Tour a Nuclear Icebreaker

Tour a Nuclear Icebreaker
Tour a Nuclear Icebreaker (Photo: Janice Wald Henderson, Cruise Critic contributor)

Join a list of disparate iconic names -- Fidel Castro, Richard Nixon and Indira Gandhi -- to visit the Lenin, the first nuclear-powered surface vessel in the world, once viewed as a technological marvel. The Lenin is now a floating museum in Murmansk, Russia, the world's largest city north of the Arctic Circle. The Lenin became operational in 1959 and was decommissioned in 1989, but everything is still intact from its glory days. Walk winding wood-lavished hallways and navigate steep stairs to peer into the past. Standouts include the retro buttons, screens and dials of then cutting-edge communication devices, a crude operating room and a crew mess hall, with its prominent sculpture of Vladimir Lenin. You can even see the defueled nuclear reactors through thick-paned windows.

See Two North Capes

See Two North Capes
See Two North Capes (Photo: Janice Wald Henderson, Cruise Critic contributor)

There's North Cape (Nordkapp), widely recognized as Europe's northernmost point, and a popular bucket list destination for Norway's visitors. And then there's Knivskjellodden, the real northernmost point (excluding Svalbard, a Norwegian archipelago much further north) nearby, on the same island of Mageroya as North Cape. Its status is largely ignored as Knivskjellodden lacks bus access and is only reachable by an arduous hike in often-unpredictable weather. So the landmark locale is celebrated at North Cape, instead.

North Cape is a marvel; fight blustery winds to stand at the edge of high cliffs, with the ocean thundering into jagged rocks below. There is little between you and the North Pole, some 1,300 miles away. You feel on the top of the world -- and you actually pretty much are. On a Russian Arctic cruise, visit North Cape and then cruise by Knivskjellodden, and be one of the few to have that end-of-the-earth, goose-bump feeling…twice.

Magnificent Monastery

Magnificent Monastery
Magnificent Monastery (Photo: Janice Wald Henderson, Cruise Critic contributor)

The Solovetsky Monastery, a vast fortress founded in the 1400s, is a UNESCO World Heritage Site on Solovetsky Island in Russia's White Sea, about 100 miles below the Arctic Circle.
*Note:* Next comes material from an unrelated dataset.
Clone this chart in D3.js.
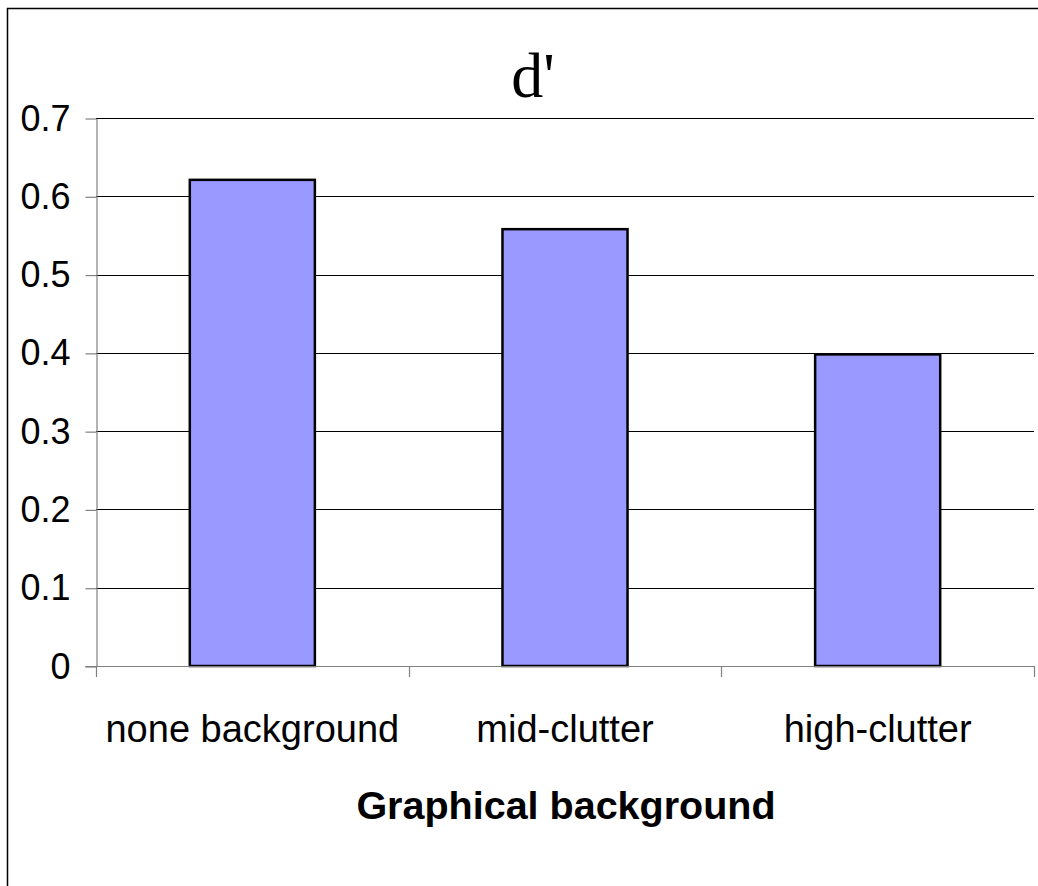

The monastery is notorious for its status as one of the harshest -- if not, the harshest -- of Stalin's gulags, or political prison camps, from 1923 to 1939. Today, it's an active Russian Orthodox monastery and a popular tourist site for Russians who come for the religious history and the beauty of the botanical gardens and lake in 24-hour summer sunlight. Cruisers can tour centuries-old towers with canons and churches glittering in gold -- most buildings date between the 16th and 19th centuries -- and visit a small but emotionally gripping museum dedicated to the infamous gulag.

Bragging Rights

Bragging Rights
Bragging Rights (Photo: Janice Wald Henderson, Cruise Critic contributor)

Only a lucky few ever take an Arctic cruise in North America or Norway, but even fewer cruise the Russian Far North. So, yes, you get big-time bragging rights, for what that's worth, at your next dinner party.